SOURCE CHARACTERISATION OF CO₂ EMISSIONS IN PETROLEUM REFINERIES IN PORT HARCOURT: RELEVANCE FOR CARBON CAPTURE AND STORAGE
DOI:
https://doi.org/10.5281/zenodo.19182956Keywords:
Port Harcourt Refinery, CO₂ emissions, Carbon capture and storage, Fluid catalytic cracking, Nigeria, CCS feasibilityAbstract
This study assessed the sources, operational drivers, and feasibility of implementing carbon capture and storage (CCS) at the refinery. Data were collected from 18 staff members, including engineers, environmental officers, operations managers, and maintenance personnel, through structured questionnaires and semi-structured interviews, supplemented by secondary reports.
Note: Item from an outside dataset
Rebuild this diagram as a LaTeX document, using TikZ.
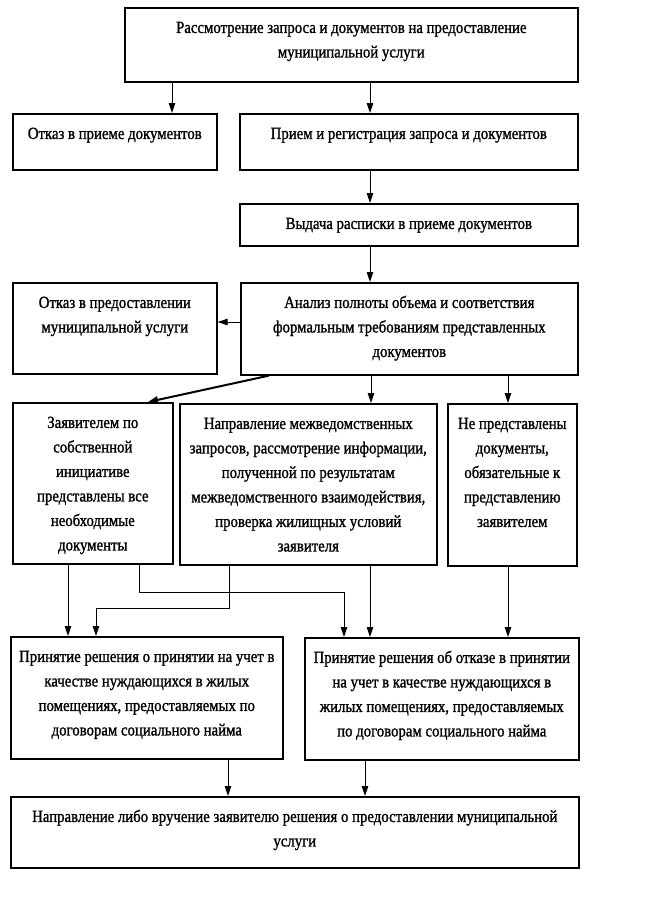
\documentclass[tikz,border=0pt]{standalone}
\usepackage{fontspec}
\setmainfont{Liberation Serif}[FakeStretch=0.87,FakeBold=1.2]
\usetikzlibrary{arrows.meta}
\newcommand{\bt}[3]{\parbox[c][#2pt][t]{#1pt}{\centering\vspace*{8pt}\strut#3\par}}
\tikzset{
  box/.style={draw, line width=1.6pt, inner sep=0pt, anchor=north west},
  arr/.style={line width=1pt, -{Triangle[length=10pt,width=6.5pt]}},
  darr/.style={line width=2pt, -{Triangle[length=10pt,width=7pt]}}
}
\begin{document}
\begin{tikzpicture}[x=1pt,y=-1pt,font=\fontsize{17}{24.5}\selectfont]
\useasboundingbox (0,0) rectangle (646,905);
\fill[white] (0,0) rectangle (646,905);
\node[box] (top) at (124,7) {\bt{453}{74}{Рассмотрение запроса и документов на предоставление\\муниципальной услуги}};
\node[box] (otk1) at (12,113) {\bt{204}{56}{Отказ в приеме документов}};
\node[box] (priem) at (239,113) {\bt{338}{56}{Прием и регистрация запроса и документов}};
\node[box] (vyd) at (239,203) {\bt{338}{42}{Выдача расписки в приеме документов}};
\node[box] (otk2) at (12,282) {\bt{204}{91}{Отказ в предоставлении\\муниципальной услуги}};
\node[box] (anal) at (240,282) {\bt{337}{92}{Анализ полноты объема и соответствия\\формальным требованиям представленных\\документов}};
\node[box] (zay) at (12,402) {\bt{160}{161}{Заявителем по\\собственной\\инициативе\\представлены все\\необходимые\\документы}};
\node[box] (napr) at (179,403) {\bt{257}{161}{Направление межведомственных\\запросов, рассмотрение информации,\\полученной по результатам\\межведомственного взаимодействия,\\проверка жилищных условий\\заявителя}};
\node[box] (nepr) at (447,403) {\bt{129}{162}{Не представлены\\документы,\\обязательные к\\представлению\\заявителем}};
\node[box] (prL) at (10,636) {\bt{272}{122}{Принятие решения о принятии на учет в\\качестве нуждающихся в жилых\\помещениях, предоставляемых по\\договорам социального найма}};
\node[box] (prR) at (304,637) {\bt{274}{122}{Принятие решения об отказе в принятии\\на учет в качестве нуждающихся в\\жилых помещениях, предоставляемых\\по договорам социального найма}};
\node[box] (fin) at (10,796) {\bt{568}{71}{Направление либо вручение заявителю решения о предоставлении муниципальной\\услуги}};
% connectors
\draw[arr] (top.south -| 172,0) -- (otk1.north -| 172,0);
\draw[arr] (top.south -| 370,0) -- (priem.north -| 370,0);
\draw[arr] (priem.south -| 370,0) -- (vyd.north -| 370,0);
\draw[arr] (vyd.south -| 370,0) -- (anal.north -| 370,0);
\draw[arr] (anal.west |- 0,322) -- (otk2.east |- 0,322);
\draw[darr] (anal.south -| 269,0) -- (zay.north -| 148,0);
\draw[arr] (anal.south -| 371,0) -- (napr.north -| 371,0);
\draw[arr] (anal.south -| 508,0) -- (nepr.north -| 508,0);
\draw[arr] (zay.south -| 68,0) -- (prL.north -| 68,0);
\draw[arr] (zay.south -| 139,0) |- (344,592) -- (prR.north -| 344,0);
\draw[arr] (napr.south -| 229,0) |- (96,608) -- (prL.north -| 96,0);
\draw[arr] (napr.south -| 370,0) -- (prR.north -| 370,0);
\draw[arr] (nepr.south -| 508,0) -- (prR.north -| 508,0);
\draw[arr] (prL.south -| 228,0) -- (fin.north -| 228,0);
\draw[arr] (prR.south -| 365,0) -- (fin.north -| 365,0);
\end{tikzpicture}
\end{document}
Respondents estimated annual CO₂ emissions between 1–5 million tonnes, with the fluid catalytic cracking (FCC) unit (29.8%), fired heaters/boilers (27.2%), and steam methane reforming (SMR, 19.1%) identified as the primary contributors. Reported CO₂ concentrations in flue gases ranged from 5–15%, with FCC and SMR units exhibiting 8–12% and 12–15%, respectively, indicating suitability for post-combustion capture technologies. Energy consumption was concentrated in FCC (120–150 MW/day), boilers (80–100 MW/day), and SMR units (60–70 MW/day), further highlighting their role as major emission drivers. Capacity utilization post-2024 rehabilitation was 53.3% for the New Plant and 41.7% for the Old Plant, reflecting underutilization and operational instability. While 44% of staff demonstrated familiarity with CCS and identified existing natural gas pipelines and compression infrastructure as adaptable for CO₂ transport, 56% had limited or no knowledge, indicating gaps in technical readiness. The study concludes that targeted CCS implementation at high-emission units is technically feasible, but successful deployment requires enhanced monitoring systems, workforce training, and infrastructural assessment. These findings provide critical insights for policymakers and refinery management in Nigeria and contribute to strategies for emissions reduction in oil and gas operations in emerging economies.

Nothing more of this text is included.